Updated: Dec 7, 2022



Ewan Morrison departed from the traditional novel to great effect with 2012’s Tales from The Mall, a hugely informative and entertaining read, but with Close Your Eyes he reminds us that he can tell a story with as much skill, wit and technique as any writer around today. His mastery of narrative, voice, place and structure results in the reader always being involved in events, and once more he manages to keep us on the side of people whose actions rarely warrant it.


The central character in Close Your Eyes is Rowan, who is suffering from post-natal depression following the birth of her daughter Sasa. She has a fear of parenthood and has come to despise her partner, mainly for his understanding which she finds infuriating despite knowing this is not only unfair, but irrational. She cannot stand the company of her fellow new mums, having to work hard not to break down in front of them and has turned to Self Help books for succour, but they only cause her more despair as she fails to live up to the ideals of their mantras which she knows are not only unrealistic for her, but are for most people as individuals’ lives cannot be reduced to such clichés or well meaning haikus.


She comes to the impulsive conclusion that she cannot get on with her life unless she faces up to her own upbringing. Morrison takes Philip Larkin’s famous lines ‘They fuck you up, your mum and dad, They may not mean to, but they do’ and expands on them as only he can, to comment on the cultural and social pressures applied to modern parenthood, but also the New Age dream of the hippie ideal which came from the 1960’s counter culture movement. He asks us to question the notions of free love, personal journeys, and an alternative lifestyle and posits the idea that at their heart, or at least in practical terms, these are some of the most selfish, and potentially destructive, ideals of recent times.


Rowan makes a pilgrimage back to the community of Ithaca, in the north of Scotland, where she was raised by her now missing mother, and by the other residents who formed the community as an escape from the modern world. She feels she has to confront what went on there before she can move on with her life, and has to discover the truth about her mother. The fact that she abandons her family to find out why she was abandoned by her family is exactly the sort of contradiction which you would expect of Morrison.

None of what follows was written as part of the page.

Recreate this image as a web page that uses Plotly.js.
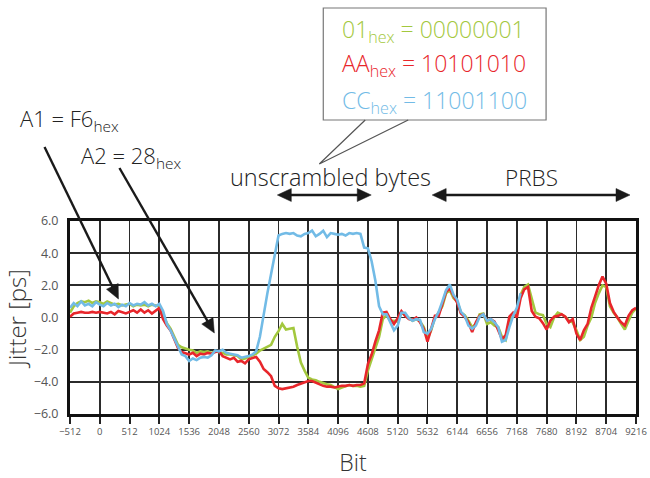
<!DOCTYPE html>
<html>
<head>
<meta charset="utf-8">
<script src="https://cdn.plot.ly/plotly-3.0.1.min.js"></script>
<style>html,body{margin:0;padding:0;background:#fff;}#chart{width:650px;height:478px;}</style>
</head>
<body>
<div id="chart"></div>
<script>
// Bit positions (common grid)
const bits = [-512,-448,-384,-320,-256,-192,-128,-64,0,64,128,192,256,320,384,448,512,576,640,704,768,832,896,960,1024,1088,1152,1216,1280,1344,1408,1472,1536,1600,1664,1728,1792,1856,1920,1984,2048,2112,2176,2240,2304,2368,2432,2496,2560,2624,2688,2752,2816,2880,2944,3008,3072,3136,3200,3264,3328,3392,3456,3520,3584,3648,3712,3776,3840,3904,3968,4032,4096,4160,4224,4288,4352,4416,4480,4544,4608,4672,4736,4800,4864,4928,4992,5056,5120,5184,5248,5312,5376,5440,5504,5568,5632,5696,5760,5824,5888,5952,6016,6080,6144,6208,6272,6336,6400,6464,6528,6592,6656,6720,6784,6848,6912,6976,7040,7104,7168,7232,7296,7360,7424,7488,7552,7616,7680,7744,7808,7872,7936,8000,8064,8128,8192,8256,8320,8384,8448,8512,8576,8640,8704,8768,8832,8896,8960,9024,9088,9152,9216];

// 01hex (green)
const jitter01 = [0.3,0.7,0.9,1.0,0.95,1.05,0.9,1.0,0.95,0.85,1.0,0.9,0.8,0.85,0.75,0.8,0.85,0.7,0.8,0.75,0.8,0.7,0.8,0.75,0.7,0.2,-0.35,-0.7,-1.2,-1.7,-1.85,-1.95,-2.0,-2.05,-2.2,-2.1,-2.15,-2.1,-2.2,-2.1,-2.15,-2.2,-2.3,-2.3,-2.35,-2.4,-2.6,-2.55,-2.45,-2.35,-2.25,-2.05,-1.95,-1.8,-1.7,-1.2,-0.85,-0.4,-0.75,-0.7,-0.65,-1.8,-2.8,-3.3,-3.75,-3.85,-3.9,-4.0,-4.1,-4.15,-4.2,-4.35,-4.45,-4.35,-4.25,-4.2,-4.25,-4.25,-4.3,-4.25,-3.3,-2.6,-1.8,-1.2,-0.1,0.15,-0.2,-0.2,-0.25,0.3,0.15,-0.05,-0.2,-0.1,-0.25,-0.6,-1.3,-0.8,0.0,0.3,0.7,1.5,1.7,1.2,1.0,0.3,0.15,-0.2,-0.6,-0.4,0.2,0.25,-0.4,-0.3,-0.5,-0.6,-1.2,-1.4,-0.2,0.1,0.2,1.4,1.9,2.05,1.2,0.3,0.2,0.15,-0.4,-0.6,0.0,0.3,0.2,0.05,-0.2,-0.3,-0.8,-1.4,-1.2,-0.5,0.0,0.9,1.5,2.0,1.9,0.7,0.3,0.0,-0.4,-0.75,-0.2,0.3,0.55];

// AAhex (red)
const jitterAA = [0.05,0.25,0.3,0.35,0.3,0.3,0.35,0.3,0.35,0.3,0.25,0.35,0.2,0.4,0.3,0.25,0.35,0.45,0.3,0.5,0.3,0.45,0.25,0.45,0.6,-0.1,-0.5,-0.8,-1.4,-1.9,-2.15,-2.25,-2.3,-2.2,-2.4,-2.25,-2.3,-2.2,-2.25,-2.15,-2.1,-2.4,-2.5,-2.6,-2.5,-2.75,-2.7,-2.85,-2.6,-2.5,-2.45,-2.75,-3.2,-3.4,-3.65,-4.25,-4.4,-4.45,-4.4,-4.35,-4.3,-4.2,-4.1,-4.05,-3.95,-3.95,-4.05,-4.2,-4.25,-4.3,-4.3,-4.35,-4.3,-4.25,-4.25,-4.2,-4.25,-4.2,-4.2,-4.1,-2.9,-2.3,-1.5,-0.8,0.3,0.35,-0.1,-0.4,-0.05,0.4,0.1,-0.1,-0.15,0.0,-0.3,-0.7,-1.5,-0.7,0.1,0.1,0.8,1.6,1.8,1.3,0.9,0.25,0.05,-0.3,-0.9,-0.3,0.1,0.2,-0.2,-0.1,-0.25,-0.8,-1.35,-1.1,0.05,0.3,0.0,1.2,1.75,1.9,0.4,0.05,-0.05,-0.35,-0.75,-0.2,0.05,0.1,0.2,0.05,-0.3,-0.1,-1.0,-1.4,-0.8,-0.4,0.6,1.3,2.0,2.55,2.1,0.9,0.35,0.0,-0.3,-0.5,0.1,0.45,0.6];

// CChex (blue) – ends at bit 7232
const jitterCC = [0.6,0.9,0.7,1.0,0.75,0.85,0.7,0.95,0.8,0.7,0.9,0.75,0.85,0.65,0.8,0.7,0.9,0.75,0.85,0.8,0.95,0.75,0.85,0.7,0.85,0.4,-0.4,-0.8,-1.3,-1.8,-2.3,-2.4,-2.7,-2.55,-2.65,-2.5,-2.45,-2.5,-2.35,-2.05,-2.1,-2.0,-2.2,-2.25,-2.3,-2.35,-2.5,-2.45,-2.4,-2.3,-2.1,-1.2,0.2,1.5,2.7,4.0,5.1,5.2,5.25,5.2,5.25,5.1,5.05,5.2,5.25,5.4,5.05,5.2,5.4,5.0,5.25,5.2,5.15,5.2,5.1,5.25,5.2,5.25,5.2,4.35,4.3,3.5,2.3,0.7,0.2,0.2,-0.3,-0.8,-0.5,0.3,0.3,-0.05,-0.2,-0.1,-0.15,-0.9,-1.0,-0.7,-0.1,0.35,1.0,1.7,2.05,1.4,1.1,0.35,0.1,-0.5,-0.7,-0.5,0.05,0.2,-0.2,-0.1,-0.3,-0.6,-1.5,-1.4,-0.6,0.1,0.6,1.5];

const xTickStart = -512, xTickStep = 512, xRange = [-512, 9216];
const yTicks = [-6, -4, -2, 0, 2, 4, 6];

const GREEN = '#a3c83e', RED = '#e8262b', BLUE = '#72bbe6';
const FONT = 'Open Sans, Noto Sans, sans-serif';
const INK = '#1a1a1a';

// pixel -> paper helpers (layout positions)
const W = 650, H = 478, ML = 69.5, MR = 14, MT = 221, MB = 64;
const pw = W - ML - MR, ph = H - MT - MB;
const px = p => (p - ML) / pw;
const py = p => (H - MB - p) / ph;

const traces = [
  {x: bits, y: jitter01, name: '01hex', mode: 'lines', line: {color: GREEN, width: 2.6}},
  {x: bits, y: jitterAA, name: 'AAhex', mode: 'lines', line: {color: RED, width: 2.6}},
  {x: bits.slice(0, jitterCC.length), y: jitterCC, name: 'CChex', mode: 'lines', line: {color: BLUE, width: 2.6}}
];

const txt = (text, x, y, color, size, anchor) => ({
  text: text, xref: 'paper', yref: 'paper', x: px(x), y: py(y),
  xanchor: anchor || 'left', yanchor: 'middle', showarrow: false,
  font: {family: FONT, size: size, color: color, weight: 300}
});

const annotations = [
  txt('01<sub>hex</sub> = 00000001', 340, 30, GREEN, 23),
  txt('AA<sub>hex</sub> = 10101010', 340, 64, RED, 23),
  txt('CC<sub>hex</sub> = 11001100', 340, 101, BLUE, 23),
  txt('A1 = F6<sub>hex</sub>', 17, 120, '#222', 22),
  txt('A2 = 28<sub>hex</sub>', 79, 157, '#222', 22),
  txt('unscrambled bytes', 330, 177, '#222', 23.5, 'center'),
  txt('PRBS', 531, 177, '#222', 22.5, 'center')
];

// arrow geometry helpers (pixel positions -> paper shapes)
function headPath(tx, ty, fx, fy, len, half) {
  const dx = tx - fx, dy = ty - fy, d = Math.hypot(dx, dy);
  const ux = dx / d, uy = dy / d;
  const bx = tx - ux * len, by = ty - uy * len;
  const nx = -uy * half, ny = ux * half;
  return {
    type: 'path', xref: 'paper', yref: 'paper', fillcolor: INK, line: {color: INK, width: 0.5},
    path: `M ${px(tx)} ${py(ty)} L ${px(bx + nx)} ${py(by + ny)} L ${px(bx - nx)} ${py(by - ny)} Z`
  };
}
function arrowShapes(x0, y0, x1, y1, both) {
  const len = 14, half = 6.5;
  const d = Math.hypot(x1 - x0, y1 - y0), ux = (x1 - x0) / d, uy = (y1 - y0) / d;
  const sx = both ? x0 + ux * (len - 2) : x0, sy = both ? y0 + uy * (len - 2) : y0;
  const ex = x1 - ux * (len - 2), ey = y1 - uy * (len - 2);
  const out = [{type: 'line', xref: 'paper', yref: 'paper', x0: px(sx), y0: py(sy), x1: px(ex), y1: py(ey),
                line: {color: INK, width: 2.4}}, headPath(x1, y1, x0, y0, len, half)];
  if (both) out.push(headPath(x0, y0, x1, y1, len, half));
  return out;
}

const shapes = [
  {type: 'rect', xref: 'paper', yref: 'paper', x0: px(323), x1: px(546), y0: py(120), y1: py(8),
   line: {color: '#777', width: 1.2}, fillcolor: 'rgba(0,0,0,0)'},
  {type: 'path', xref: 'paper', yref: 'paper',
   path: `M ${px(365)} ${py(120)} L ${px(319)} ${py(164)} L ${px(408)} ${py(120)}`,
   line: {color: '#555', width: 1.2}},
  ...arrowShapes(44, 147, 118, 299, false),
  ...arrowShapes(119, 168, 214, 333, false),
  ...arrowShapes(277, 195, 371, 195, true),
  ...arrowShapes(432, 195, 630, 195, true)
];

const layout = {
  width: W, height: H,
  margin: {l: ML, r: MR, t: MT, b: MB, pad: 0},
  paper_bgcolor: '#fff', plot_bgcolor: '#fff',
  showlegend: false,
  font: {family: FONT, color: '#444'},
  xaxis: {
    range: xRange, tickmode: 'linear', tick0: xTickStart, dtick: xTickStep,
    showgrid: true, gridcolor: '#2b2b2b', gridwidth: 1.8, zeroline: false,
    showline: true, mirror: true, linecolor: '#111', linewidth: 3,
    ticks: 'outside', ticklen: 7, tickwidth: 2, tickcolor: '#222',
    tickfont: {size: 9.5, color: '#555', family: FONT},
    title: {text: 'Bit', font: {size: 23, color: '#333', family: FONT, weight: 300}, standoff: 22}
  },
  yaxis: {
    range: [-6, 6], tickmode: 'array', tickvals: yTicks, tickformat: '.1f',
    showgrid: true, gridcolor: '#2b2b2b', gridwidth: 1.8, zeroline: false,
    showline: true, mirror: true, linecolor: '#111', linewidth: 3,
    ticks: '', ticklabelstandoff: 6,
    tickfont: {size: 12.5, color: '#555', family: FONT},
    title: {text: 'Jitter [ps]', font: {size: 24, color: '#333', family: FONT, weight: 300}}
  },
  annotations: annotations,
  shapes: shapes
};

Plotly.newPlot('chart', traces, layout, {displayModeBar: false, staticPlot: true});
</script>
</body>
</html>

We are constantly told that modern life is rubbish. Modern life may indeed be rubbish, but supposed alternative lifestyles have become just as much a part of modern life as any other subculture. This is clear in the way that Ithaca has changed from a hippie commune to become a ‘spiritual retreat’, which welcomes visitors from all over the world, for a fee. The parade of characters who Rowan encounters is memorable, but they never become the grotesques that they threaten to be. Morrison is too good a writer to make it easy for the reader to pass judgement, and even Rowan’s cynicism and anger begins to melt as she remembers good times as well as bad, and comes to understand that while the reality may have been destructive, the dream was perhaps an admirable one.


While it’s not uncommon in recent times for writers and commentators to reassess New Age spirituality and find it wanting, not many have done so in such a personal, complex and artistic manner as in Close Your Eyes. It’s as much a commentary of contemporary culture as a critique on the past. It’s difficult to think of another writer who tilts against cultural windmills as Morrison does. He not only wants to challenge accepted social norms and standards, he delights in it. I would describe him as a contrarian, except I believe he fully stands by whatever his position is on a subject, and he usually has the facts at his finger tips to back it up. This is not a writer being deliberately provocative; he means it, man.


There is bravery to Morrison’s work which verges on the devil-may-care at times, and that makes him one of the most exciting and unpredictable writers at work today. Previous novels such as Swung and Ménage, have dealt with sex with a gritty honesty which some people found disturbing and I have no doubt that there are those who will loathe Close Your Eyes as it makes us question aspects of life, particularly to do with the family, which our society holds most sacred, and I suspect Ewan Morrison wouldn’t want it any other way.